[AIM] Without the pictures, extract every line from the start of the material to the line containing "(0,0) rectangle (960,540);", both ends included.

------ DATA SECTION

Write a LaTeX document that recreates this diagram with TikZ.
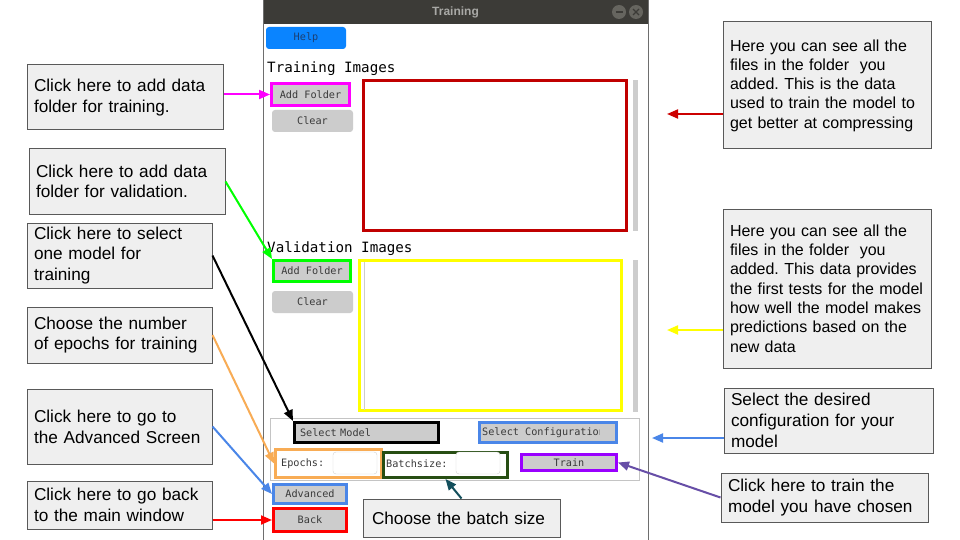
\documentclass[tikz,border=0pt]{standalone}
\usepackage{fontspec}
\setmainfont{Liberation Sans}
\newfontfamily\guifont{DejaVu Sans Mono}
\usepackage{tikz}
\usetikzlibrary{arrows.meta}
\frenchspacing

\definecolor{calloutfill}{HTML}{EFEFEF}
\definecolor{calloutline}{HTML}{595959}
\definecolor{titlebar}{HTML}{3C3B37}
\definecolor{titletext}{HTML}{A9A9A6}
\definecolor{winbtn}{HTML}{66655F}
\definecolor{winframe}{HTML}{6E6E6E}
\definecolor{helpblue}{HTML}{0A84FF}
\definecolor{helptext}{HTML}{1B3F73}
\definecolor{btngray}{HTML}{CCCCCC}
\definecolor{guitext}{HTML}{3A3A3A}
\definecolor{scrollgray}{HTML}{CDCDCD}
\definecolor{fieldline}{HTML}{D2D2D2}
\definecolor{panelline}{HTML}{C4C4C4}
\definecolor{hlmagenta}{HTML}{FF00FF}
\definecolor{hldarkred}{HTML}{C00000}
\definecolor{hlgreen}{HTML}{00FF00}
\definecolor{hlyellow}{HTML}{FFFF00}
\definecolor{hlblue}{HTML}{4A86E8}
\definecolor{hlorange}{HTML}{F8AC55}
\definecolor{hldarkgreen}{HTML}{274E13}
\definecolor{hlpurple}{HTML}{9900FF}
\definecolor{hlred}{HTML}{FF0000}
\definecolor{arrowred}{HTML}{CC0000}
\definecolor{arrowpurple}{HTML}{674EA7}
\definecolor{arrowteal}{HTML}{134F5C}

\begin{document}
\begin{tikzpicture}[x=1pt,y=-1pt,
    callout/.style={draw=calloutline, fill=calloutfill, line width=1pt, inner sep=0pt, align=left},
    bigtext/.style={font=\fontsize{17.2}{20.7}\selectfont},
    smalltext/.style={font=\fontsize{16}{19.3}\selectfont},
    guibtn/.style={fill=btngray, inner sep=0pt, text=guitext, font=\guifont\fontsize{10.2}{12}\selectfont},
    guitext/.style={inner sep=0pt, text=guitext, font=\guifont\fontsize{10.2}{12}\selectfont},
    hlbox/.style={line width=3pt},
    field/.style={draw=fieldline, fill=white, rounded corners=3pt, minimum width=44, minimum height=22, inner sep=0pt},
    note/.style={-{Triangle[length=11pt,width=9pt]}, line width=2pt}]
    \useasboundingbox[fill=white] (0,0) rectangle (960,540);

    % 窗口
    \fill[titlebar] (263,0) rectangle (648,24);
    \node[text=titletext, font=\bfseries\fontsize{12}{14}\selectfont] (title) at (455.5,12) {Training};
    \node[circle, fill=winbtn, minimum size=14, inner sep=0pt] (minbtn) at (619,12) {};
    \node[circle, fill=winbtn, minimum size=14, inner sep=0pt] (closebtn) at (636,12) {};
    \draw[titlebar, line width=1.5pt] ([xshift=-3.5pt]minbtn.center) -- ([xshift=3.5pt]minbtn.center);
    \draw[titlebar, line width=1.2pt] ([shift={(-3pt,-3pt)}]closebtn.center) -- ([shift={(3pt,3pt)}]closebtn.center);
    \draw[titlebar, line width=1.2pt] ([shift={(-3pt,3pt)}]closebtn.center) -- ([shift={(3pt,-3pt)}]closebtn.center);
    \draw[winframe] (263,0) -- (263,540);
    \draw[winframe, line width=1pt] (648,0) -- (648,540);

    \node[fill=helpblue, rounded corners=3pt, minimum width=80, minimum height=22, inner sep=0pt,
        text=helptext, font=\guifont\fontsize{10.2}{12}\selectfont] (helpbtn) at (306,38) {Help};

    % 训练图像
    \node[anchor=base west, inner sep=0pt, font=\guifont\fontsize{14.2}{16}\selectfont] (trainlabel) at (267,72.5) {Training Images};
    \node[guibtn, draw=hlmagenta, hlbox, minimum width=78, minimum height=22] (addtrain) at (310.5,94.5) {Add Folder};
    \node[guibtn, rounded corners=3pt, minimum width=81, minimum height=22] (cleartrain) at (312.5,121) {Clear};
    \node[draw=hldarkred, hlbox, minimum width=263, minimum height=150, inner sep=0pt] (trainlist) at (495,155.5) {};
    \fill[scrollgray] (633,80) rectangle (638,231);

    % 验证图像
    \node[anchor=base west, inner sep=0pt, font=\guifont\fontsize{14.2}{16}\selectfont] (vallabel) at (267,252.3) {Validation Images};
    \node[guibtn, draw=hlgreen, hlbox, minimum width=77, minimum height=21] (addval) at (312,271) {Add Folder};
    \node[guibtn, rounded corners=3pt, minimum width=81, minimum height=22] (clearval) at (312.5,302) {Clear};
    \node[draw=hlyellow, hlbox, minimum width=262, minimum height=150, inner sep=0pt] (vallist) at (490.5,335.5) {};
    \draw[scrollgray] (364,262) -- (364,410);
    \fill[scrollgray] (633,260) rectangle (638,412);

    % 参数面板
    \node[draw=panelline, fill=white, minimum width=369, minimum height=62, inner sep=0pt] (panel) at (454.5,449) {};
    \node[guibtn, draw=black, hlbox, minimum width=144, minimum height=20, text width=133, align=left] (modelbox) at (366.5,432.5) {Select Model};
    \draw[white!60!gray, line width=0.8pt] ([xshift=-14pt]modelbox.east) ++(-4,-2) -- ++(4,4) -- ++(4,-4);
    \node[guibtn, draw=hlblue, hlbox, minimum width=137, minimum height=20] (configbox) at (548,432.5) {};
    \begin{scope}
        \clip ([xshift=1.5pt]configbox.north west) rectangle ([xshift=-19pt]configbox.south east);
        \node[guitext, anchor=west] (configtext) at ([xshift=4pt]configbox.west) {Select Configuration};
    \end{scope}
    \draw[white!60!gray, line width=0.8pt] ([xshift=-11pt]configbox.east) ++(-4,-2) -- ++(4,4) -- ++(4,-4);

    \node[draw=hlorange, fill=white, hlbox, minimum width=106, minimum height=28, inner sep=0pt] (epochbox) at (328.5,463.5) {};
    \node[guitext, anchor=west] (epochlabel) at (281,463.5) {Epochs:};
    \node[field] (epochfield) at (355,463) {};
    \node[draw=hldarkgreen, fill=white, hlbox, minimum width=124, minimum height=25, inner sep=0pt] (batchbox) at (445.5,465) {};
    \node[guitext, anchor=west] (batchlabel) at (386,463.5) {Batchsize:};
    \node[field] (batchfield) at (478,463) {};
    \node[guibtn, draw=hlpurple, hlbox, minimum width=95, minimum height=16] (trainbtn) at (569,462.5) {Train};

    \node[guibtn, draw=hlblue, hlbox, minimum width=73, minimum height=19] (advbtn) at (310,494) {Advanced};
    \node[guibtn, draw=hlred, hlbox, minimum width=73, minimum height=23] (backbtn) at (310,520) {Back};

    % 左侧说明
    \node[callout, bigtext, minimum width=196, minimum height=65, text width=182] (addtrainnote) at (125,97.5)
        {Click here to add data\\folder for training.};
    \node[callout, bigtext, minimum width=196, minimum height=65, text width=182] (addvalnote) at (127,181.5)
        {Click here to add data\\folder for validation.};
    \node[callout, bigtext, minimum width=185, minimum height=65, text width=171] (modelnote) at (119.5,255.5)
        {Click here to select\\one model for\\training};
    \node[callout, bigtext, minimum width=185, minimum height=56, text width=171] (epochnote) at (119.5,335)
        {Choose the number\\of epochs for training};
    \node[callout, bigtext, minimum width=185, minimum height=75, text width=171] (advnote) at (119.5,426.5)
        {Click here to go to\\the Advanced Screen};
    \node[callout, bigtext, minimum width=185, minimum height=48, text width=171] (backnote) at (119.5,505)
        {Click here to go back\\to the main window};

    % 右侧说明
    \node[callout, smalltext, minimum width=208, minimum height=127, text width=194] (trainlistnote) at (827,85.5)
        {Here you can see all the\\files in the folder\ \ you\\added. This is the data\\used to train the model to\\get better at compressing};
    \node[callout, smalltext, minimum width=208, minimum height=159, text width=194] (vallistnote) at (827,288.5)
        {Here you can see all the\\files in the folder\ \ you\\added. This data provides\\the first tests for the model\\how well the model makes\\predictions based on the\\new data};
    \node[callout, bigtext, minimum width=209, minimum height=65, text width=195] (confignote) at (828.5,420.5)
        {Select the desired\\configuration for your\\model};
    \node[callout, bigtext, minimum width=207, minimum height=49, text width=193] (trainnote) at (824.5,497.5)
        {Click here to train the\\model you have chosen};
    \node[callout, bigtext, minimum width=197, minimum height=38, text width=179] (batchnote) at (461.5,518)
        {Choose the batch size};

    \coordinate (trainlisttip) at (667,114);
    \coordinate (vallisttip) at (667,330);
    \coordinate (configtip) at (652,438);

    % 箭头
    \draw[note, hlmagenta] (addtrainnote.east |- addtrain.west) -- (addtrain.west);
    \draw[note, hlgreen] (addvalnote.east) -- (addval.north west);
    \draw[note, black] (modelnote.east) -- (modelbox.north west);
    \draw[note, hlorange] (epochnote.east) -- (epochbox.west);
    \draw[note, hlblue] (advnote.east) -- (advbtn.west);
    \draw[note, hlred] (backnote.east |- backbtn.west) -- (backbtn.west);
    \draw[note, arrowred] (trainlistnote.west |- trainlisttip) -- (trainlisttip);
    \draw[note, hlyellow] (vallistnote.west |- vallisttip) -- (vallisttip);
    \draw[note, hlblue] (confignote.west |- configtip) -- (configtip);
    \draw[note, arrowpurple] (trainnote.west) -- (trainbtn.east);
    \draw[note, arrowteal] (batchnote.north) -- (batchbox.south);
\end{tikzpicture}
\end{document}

------------

[RESULT OF THIS TASK]
Write a LaTeX document that recreates this diagram with TikZ.
\documentclass[tikz,border=0pt]{standalone}
\usepackage{fontspec}
\setmainfont{Liberation Sans}
\newfontfamily\guifont{DejaVu Sans Mono}
\usepackage{tikz}
\usetikzlibrary{arrows.meta}
\frenchspacing

\definecolor{calloutfill}{HTML}{EFEFEF}
\definecolor{calloutline}{HTML}{595959}
\definecolor{titlebar}{HTML}{3C3B37}
\definecolor{titletext}{HTML}{A9A9A6}
\definecolor{winbtn}{HTML}{66655F}
\definecolor{winframe}{HTML}{6E6E6E}
\definecolor{helpblue}{HTML}{0A84FF}
\definecolor{helptext}{HTML}{1B3F73}
\definecolor{btngray}{HTML}{CCCCCC}
\definecolor{guitext}{HTML}{3A3A3A}
\definecolor{scrollgray}{HTML}{CDCDCD}
\definecolor{fieldline}{HTML}{D2D2D2}
\definecolor{panelline}{HTML}{C4C4C4}
\definecolor{hlmagenta}{HTML}{FF00FF}
\definecolor{hldarkred}{HTML}{C00000}
\definecolor{hlgreen}{HTML}{00FF00}
\definecolor{hlyellow}{HTML}{FFFF00}
\definecolor{hlblue}{HTML}{4A86E8}
\definecolor{hlorange}{HTML}{F8AC55}
\definecolor{hldarkgreen}{HTML}{274E13}
\definecolor{hlpurple}{HTML}{9900FF}
\definecolor{hlred}{HTML}{FF0000}
\definecolor{arrowred}{HTML}{CC0000}
\definecolor{arrowpurple}{HTML}{674EA7}
\definecolor{arrowteal}{HTML}{134F5C}

\begin{document}
\begin{tikzpicture}[x=1pt,y=-1pt,
    callout/.style={draw=calloutline, fill=calloutfill, line width=1pt, inner sep=0pt, align=left},
    bigtext/.style={font=\fontsize{17.2}{20.7}\selectfont},
    smalltext/.style={font=\fontsize{16}{19.3}\selectfont},
    guibtn/.style={fill=btngray, inner sep=0pt, text=guitext, font=\guifont\fontsize{10.2}{12}\selectfont},
    guitext/.style={inner sep=0pt, text=guitext, font=\guifont\fontsize{10.2}{12}\selectfont},
    hlbox/.style={line width=3pt},
    field/.style={draw=fieldline, fill=white, rounded corners=3pt, minimum width=44, minimum height=22, inner sep=0pt},
    note/.style={-{Triangle[length=11pt,width=9pt]}, line width=2pt}]
    \useasboundingbox[fill=white] (0,0) rectangle (960,540);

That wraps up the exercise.